As user, we first needed to solve it's corresponding

homogeneous problem say, y double prime + 4y = 0.

Its characteristic equation is r squared + 4 =0.

So that r is equal to + or- 2i, okay?

So r = + or- 2i and that means

the complementary solution will be y of c,

which is the c1 cosine 2x + c2 sine of 2x, right?

Now look at the right hand side, okay?

-4 times the sine squared x, right?

By the trigonometric identity sine squared x

= one-half times 1- cosine 2x, okay?

So we can find the annihilator of sine squared x,

as D times D squared + 4, sine squared x.

In other words D times (D squared + 4),

(1- cosine 2x) will be equal to 0, okay?

So, D times (D squared + 4) is annihilator of this

right-hand side, -4 sine squared x, right?

And what I mean is D( D squared + 4)

acting on -4 sine squared x and

that is = 0, right?

That an annihilator, okay?

We found it, okay?

Apply this differential operator to the given one,

then you're going to get in fact the following, D and D squared + 4.

Now you have here one more D squared + 4 and y and that = 0, okay?

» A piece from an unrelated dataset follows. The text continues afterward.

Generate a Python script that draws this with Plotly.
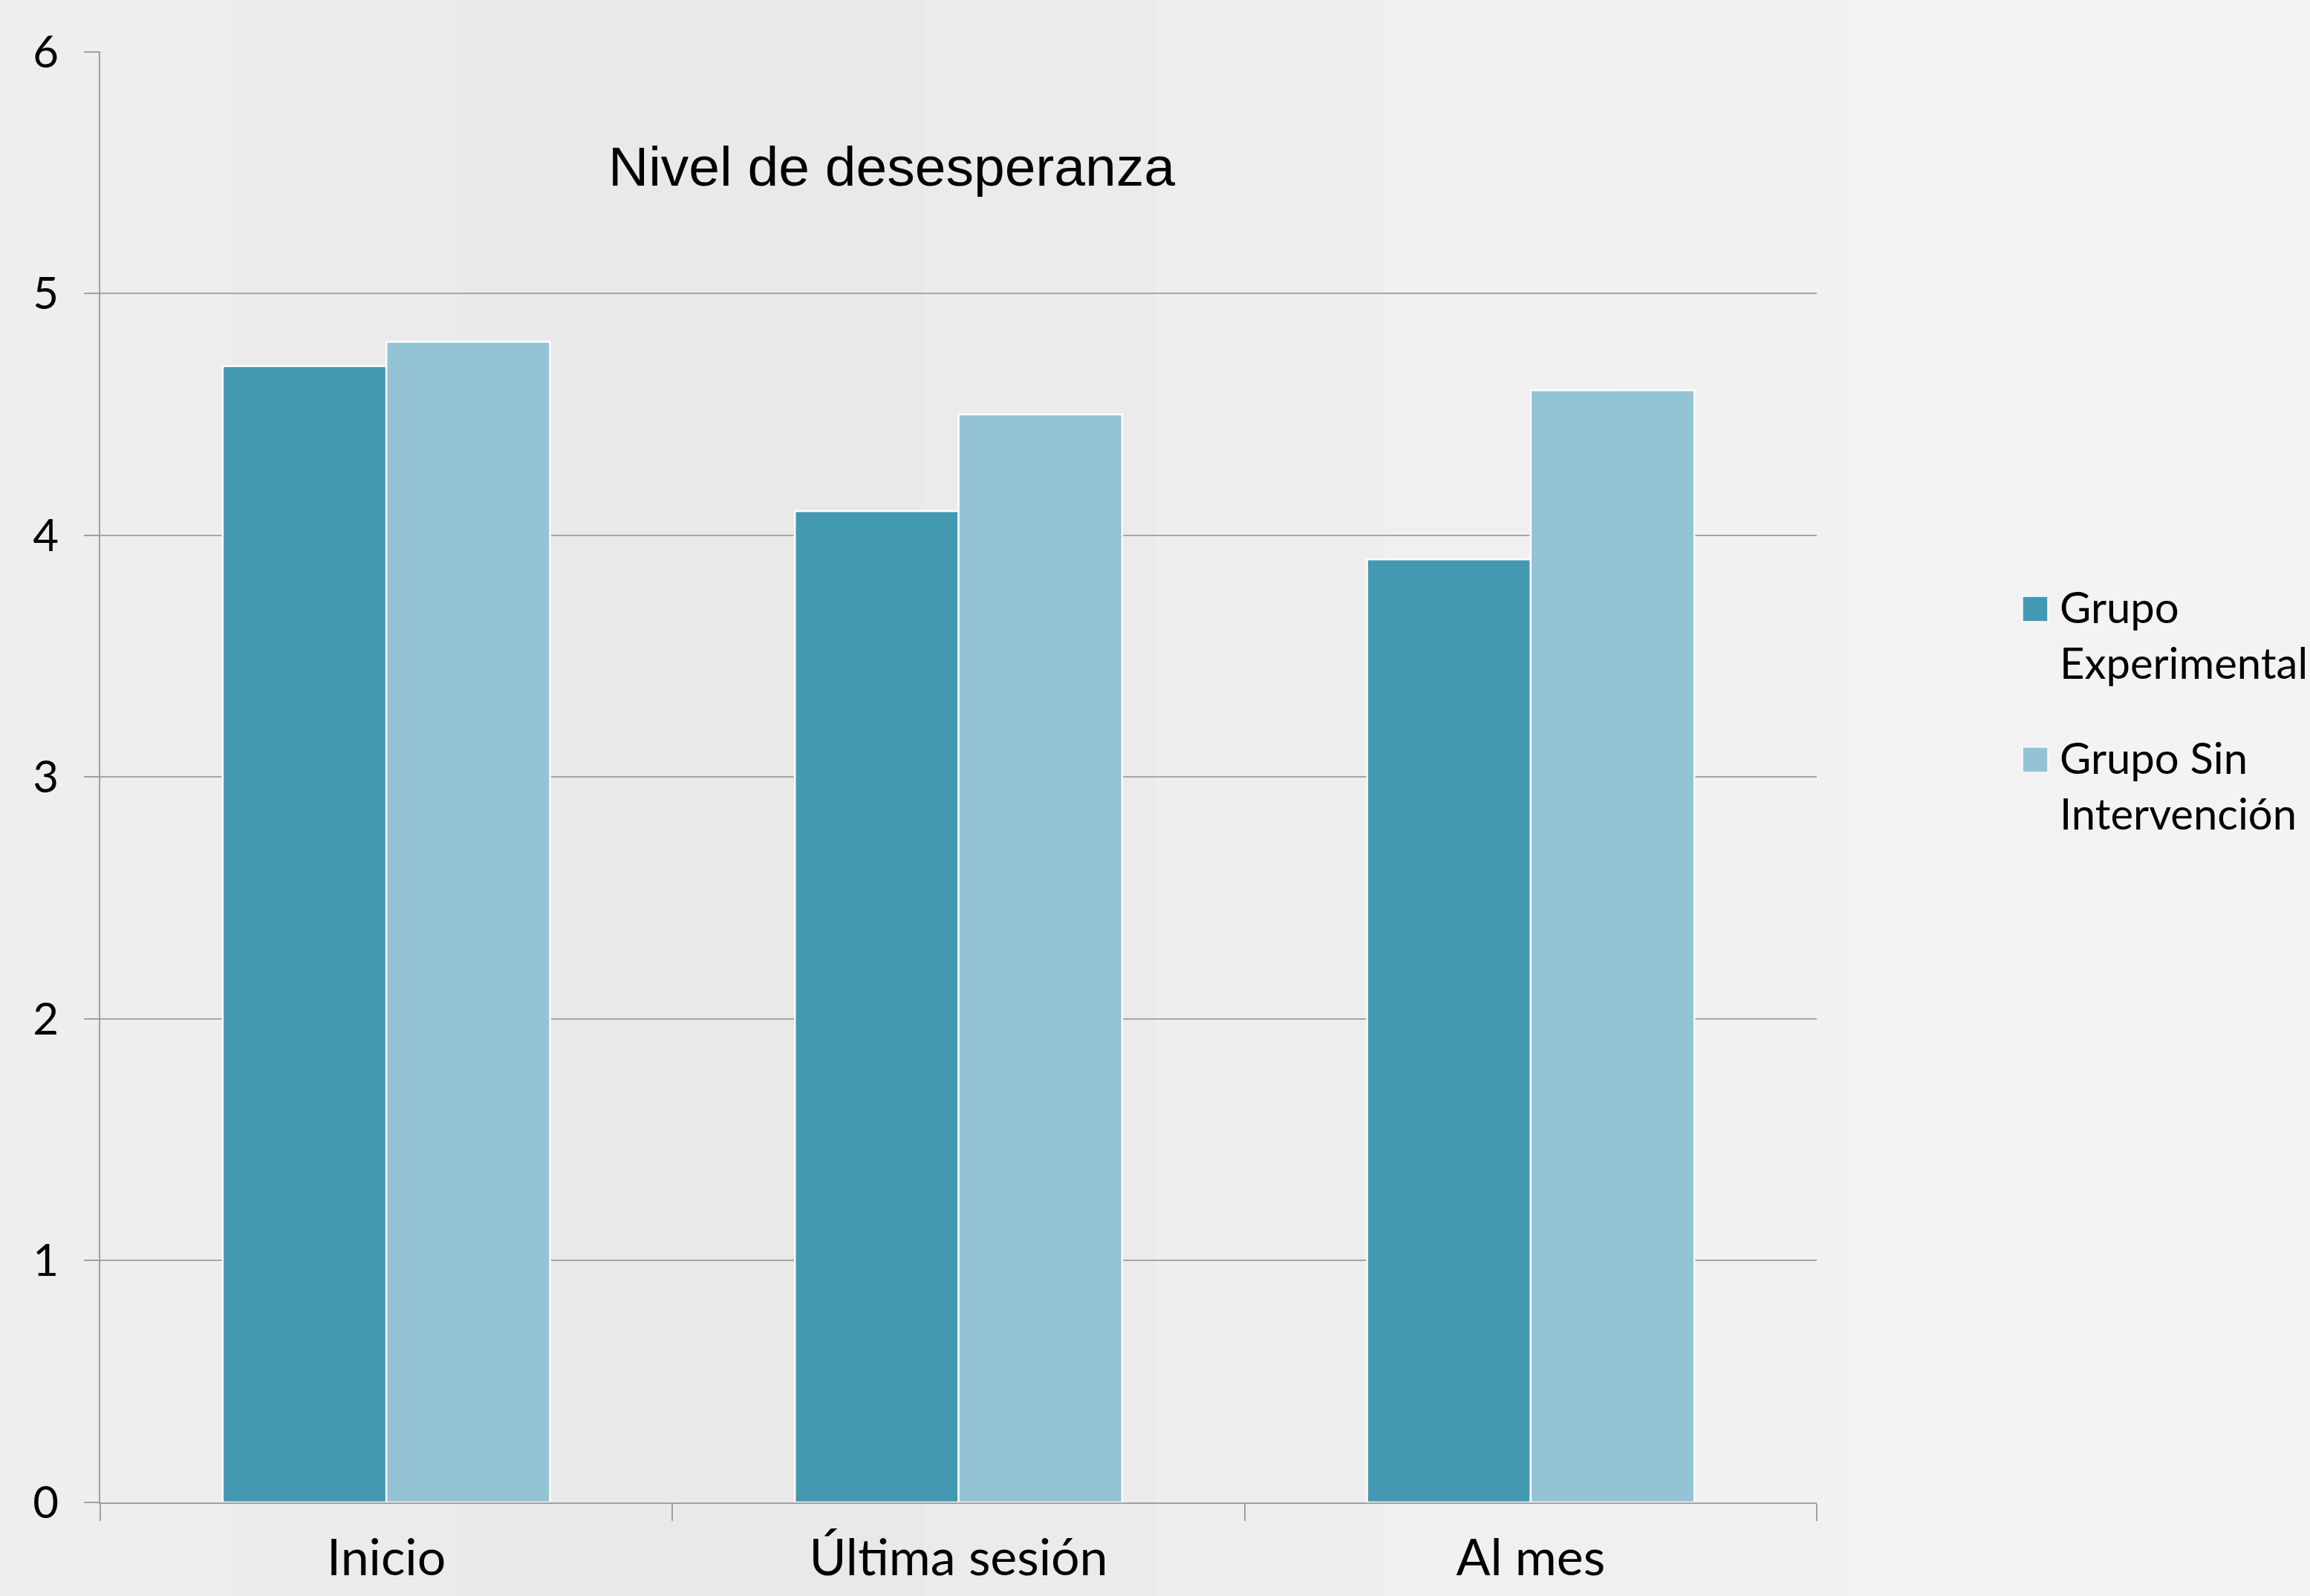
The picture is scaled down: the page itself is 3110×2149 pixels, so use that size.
import plotly.graph_objects as go

categories = ["Inicio", "Última sesión", "Al mes"]
series_names = ["Grupo<br>Experimental", "Grupo Sin<br>Intervención"]
grupo_experimental = [4.7, 4.1, 3.9]
grupo_sin_intervencion = [4.8, 4.5, 4.6]
y_ticks = [0, 1, 2, 3, 4, 5, 6]
title_text = "Nivel de desesperanza"

colors = ["#4399B1", "#93C3D5"]

W, H = 3110, 2149
L, R, T, B = 135, 2446, 69, 2023  # plot area in pixels
pw, ph = R - L, B - T

def px(x):
    return (x - L) / pw

def py(y):
    return (B - y) / ph

fig = go.Figure()
for name, vals, col in zip(series_names, [grupo_experimental, grupo_sin_intervencion], colors):
    fig.add_trace(go.Bar(
        x=categories, y=vals, name=name,
        marker=dict(color=col, line=dict(color="white", width=2.5)),
        showlegend=False,
    ))

# background gradient bands
shapes = []
bands = ["#EEEEEE", "#EBEBEB", "#E9E9E9", "#E9E9E9", "#EBEBEB", "#EEEEEE",
         "#F0F0F0", "#F1F1F1", "#F2F2F2", "#F3F3F3"]
n = len(bands)
for i, c in enumerate(bands):
    shapes.append(dict(type="rect", xref="paper", yref="paper",
                       x0=px(W * i / n), x1=px(W * (i + 1) / n),
                       y0=py(H), y1=py(0), fillcolor=c, line=dict(width=0),
                       layer="below"))

# manual legend
annotations = []
leg_sq = [(2723, 803), (2723, 1006)]
for (sx, sy), name, col in zip(leg_sq, series_names, colors):
    shapes.append(dict(type="rect", xref="paper", yref="paper",
                       x0=px(sx), x1=px(sx + 34), y0=py(sy + 34), y1=py(sy),
                       fillcolor=col, line=dict(color="white", width=1.5)))
    annotations.append(dict(xref="paper", yref="paper", x=px(2771), y=py(sy - 23),
                            xanchor="left", yanchor="top", align="left",
                            text=name, showarrow=False,
                            font=dict(family="Lato", size=58, color="black")))

annotations.append(dict(xref="paper", yref="paper", x=px(1200), y=py(224),
                        xanchor="center", yanchor="middle", text=title_text,
                        showarrow=False,
                        font=dict(family="Liberation Sans", size=75, color="black")))

fig.update_layout(
    width=W, height=H,
    margin=dict(l=L, r=W - R, t=T, b=H - B, autoexpand=False),
    paper_bgcolor="#EEEEEE",
    plot_bgcolor="rgba(0,0,0,0)",
    barmode="group",
    bargap=0.428,
    bargroupgap=0,
    shapes=shapes,
    annotations=annotations,
    showlegend=False,
)
fig.update_xaxes(
    type="category", range=[-0.5, 2.5], automargin=False,
    showline=True, linecolor="#A0A0A0", linewidth=2,
    ticks="outside", tickson="boundaries", ticklen=23, tickcolor="#A0A0A0", tickwidth=2,
    showgrid=False,
    ticklabelstandoff=14,
    tickfont=dict(family="Lato", size=68, color="black"),
)
fig.update_yaxes(
    range=[0, 6.002], tickvals=y_ticks, automargin=False,
    showline=True, linecolor="#A0A0A0", linewidth=2,
    ticks="outside", ticklen=20, tickcolor="#A0A0A0", tickwidth=2,
    showgrid=True, gridcolor="#A6A6A6", gridwidth=2,
    zeroline=False,
    ticklabelstandoff=22,
    tickfont=dict(family="Lato", size=60, color="black"),
)

fig.write_html("out.html")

So in fact, this is D(D squared + 4) squared and y = 0, right?

That's the equation we get in high order

homogeneous differential equation.

You can write down the general solution of this high order homogeneous

constant coefficient differential equation easily, okay?

Thus the general solution would be y = first

the complementary solution yc down here plus you

need three more linear independent solutions.

One is coming from D, that is equal to 1,

another one is coming from the (D squared + 4) squared so

they are x times cosine 2x and x times the sine of 2x, okay?

So the general solution of this high order

homogeneous differential equation

is yc + yc + d1 + d2x cosine 2x + d3x sine 2x.

And that means what?

That means there must be a particular solution of

this given the differential equation in the form

of d1 + d2x cosine 2x + d3 x sine 2x, right?